Task brief ▸ Write out every line below that includes the word "this".

Exercise inputs ▸

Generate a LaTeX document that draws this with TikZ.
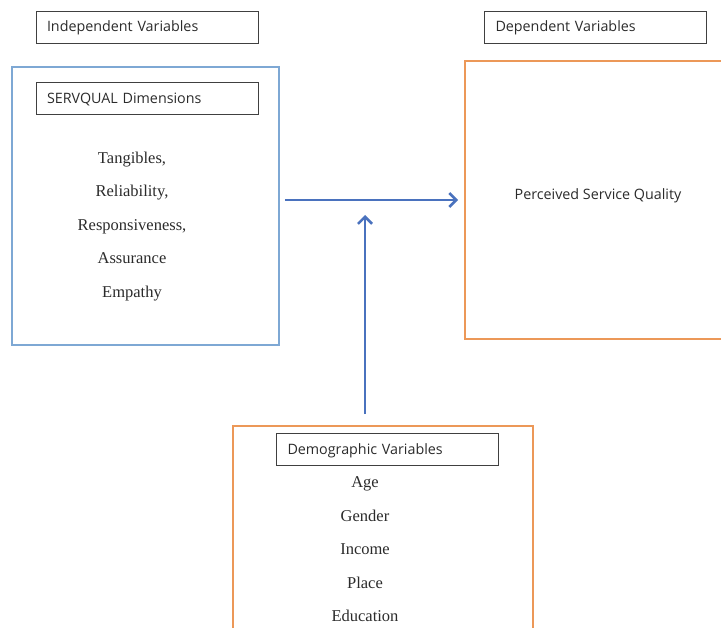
\documentclass[tikz,border=0pt]{standalone}
\usepackage{fontspec}
\setmainfont{Liberation Serif}
\setsansfont{Open Sans}
\usetikzlibrary{arrows.meta,positioning}
\definecolor{FrameBlue}{HTML}{7EA8D4}
\definecolor{FrameOrange}{HTML}{EC9858}
\definecolor{ArrowBlue}{HTML}{4A72BE}
\definecolor{InkGray}{HTML}{2B2B2B}

\begin{document}
\begin{tikzpicture}[x=1pt,y=-1pt,
tag/.style={draw=black!75,line width=0.9pt,text width=200pt,align=left,inner xsep=11pt,minimum height=32pt,text height=10pt,text depth=0.5pt,font=\sffamily\fontsize{14.3}{16}\selectfont,text=InkGray},
frame/.style={line width=1.7pt,inner sep=0pt},
items/.style={align=center,font=\fontsize{16.5}{33.5}\selectfont,text=InkGray},
arr/.style={ArrowBlue,line width=2.6pt,-{Straight Barb[length=7pt,width=14pt]}}]
\useasboundingbox (0,0) rectangle (721,628);
\clip (0,0) rectangle (721,628);
% headings
\node[tag] (indep) at (147,27) {Independent Variables};
\node[tag] (dep) at (595.5,27) {Dependent Variables};
% independent block
\node[frame,draw=FrameBlue,minimum width=267pt,minimum height=278pt] (servframe) at (145.5,206) {};
\node[tag,below=16pt of servframe.north,xshift=1.5pt] (serv) {SERVQUAL Dimensions};
\node[items] (servitems) at (132,226.5) {Tangibles,\\Reliability,\\Responsiveness,\\Assurance\\Empathy};
% dependent block
\node[frame,draw=FrameOrange,minimum width=266pt,minimum height=278pt] (percframe) at (598,200) {};
\node[font=\sffamily\fontsize{14.3}{16}\selectfont,text=InkGray] (perc) at (598,195.5) {Perceived Service Quality};
% moderating block
\node[frame,draw=FrameOrange,minimum width=300pt,minimum height=260pt] (demoframe) at (383,556) {};
\node[tag,anchor=north] (demo) at (387.5,433) {Demographic Variables};
\node[items] (demoitems) at (365,549.5) {Age\\Gender\\Income\\Place\\Education};
% links
\coordinate (meet) at (365,215);
\draw[arr] ([xshift=5pt]servframe.east |- percframe.west) -- ([xshift=-6pt]percframe.west);
\draw[arr] ([yshift=11pt]demoframe.north -| demoitems) -- (meet);
\end{tikzpicture}
\end{document}
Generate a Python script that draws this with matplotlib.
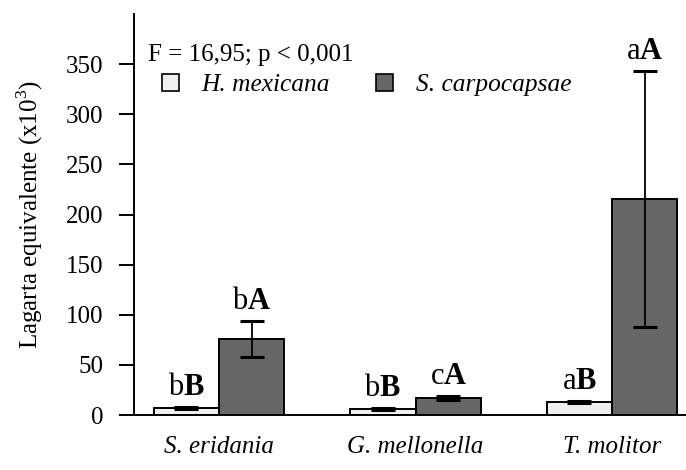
import matplotlib
matplotlib.use("Agg")
import matplotlib.pyplot as plt
import numpy as np
from matplotlib.patches import Patch

plt.rcParams['font.family'] = ['Liberation Serif', 'DejaVu Serif']
plt.rcParams['mathtext.fontset'] = 'custom'
plt.rcParams['mathtext.rm'] = 'Liberation Serif'
plt.rcParams['mathtext.bf'] = 'Liberation Serif:bold'

hosts = ['S. eridania', 'G. mellonella', 'T. molitor']
species = ['H. mexicana', 'S. carpocapsae']
hmex_mean = [7, 6, 13]
hmex_err = [1, 0.8, 1]
scarp_mean = [76, 17, 215.5]
scarp_err = [18, 2, 127.5]
hmex_labels = ['b', 'b', 'a']
scarp_labels = ['b', 'c', 'a']
hmex_caps = ['B', 'B', 'B']
scarp_caps = ['A', 'A', 'A']
yticks = [0, 50, 100, 150, 200, 250, 300, 350]

fig = plt.figure(figsize=(6.86, 4.70), dpi=100)
ax = fig.add_axes([134 / 686, 1 - 415 / 470, 1 - 134 / 686, 401 / 470])

x = np.arange(len(hosts))
w = 0.333
light = '#efefef'
dark = '#666666'
ekw = dict(elinewidth=1.3, capthick=2.2, capsize=8.5, ecolor='black')

ax.bar(x - w / 2, hmex_mean, w, color=light, edgecolor='black', linewidth=1.4,
       yerr=hmex_err, error_kw=ekw, zorder=2)
ax.bar(x + w / 2, scarp_mean, w, color=dark, edgecolor='black', linewidth=1.4,
       yerr=scarp_err, error_kw=ekw, zorder=2)

# significance letters above each bar: lower case regular, upper case bold
for i in range(len(hosts)):
    for xs, m, e, lo, up in [(x[i] - w / 2, hmex_mean[i], hmex_err[i], hmex_labels[i], hmex_caps[i]),
                             (x[i] + w / 2, scarp_mean[i], scarp_err[i], scarp_labels[i], scarp_caps[i])]:
        ax.annotate(r'$\mathrm{%s}\mathbf{%s}$' % (lo, up), (xs, m + e),
                    xytext=(0, 3.5), textcoords='offset points',
                    ha='center', va='bottom', fontsize=22)

ax.set_xlim(-0.433, 2.377)
ax.set_ylim(0, 400)
ax.set_yticks(yticks)
ax.set_xticks(x)
ax.set_xticklabels(hosts, style='italic', fontsize=18)
ax.tick_params(axis='x', length=0, pad=15)
ax.tick_params(axis='y', length=11, width=1.4, pad=11, labelsize=18, direction='out')
ax.set_ylabel(r'Lagarta equivalente (x10$^3$)', fontsize=18)
ax.yaxis.set_label_coords(-(134 - 45) / 552, 0.5)

for s in ['top', 'right']:
    ax.spines[s].set_visible(False)
for s in ['left', 'bottom']:
    ax.spines[s].set_linewidth(1.4)

fig.text(148 / 686, 1 - 55 / 470, 'F = 16,95; p < 0,001',
         ha='left', va='center', fontsize=18)

handles = [Patch(facecolor=light, edgecolor='black', linewidth=1.2),
           Patch(facecolor=dark, edgecolor='black', linewidth=1.2)]
leg = fig.legend(handles, species, loc='center left', bbox_to_anchor=(162 / 686, 1 - 85 / 470),
                 ncol=2, frameon=False, fontsize=18.3, handlelength=0.66, handleheight=0.66,
                 handletextpad=0.9, columnspacing=1.8, borderaxespad=0, borderpad=0)
for t in leg.get_texts():
    t.set_style('italic')

fig.savefig('out.png', dpi=100)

Written response ▸
Generate a LaTeX document that draws this with TikZ.
Generate a Python script that draws this with matplotlib.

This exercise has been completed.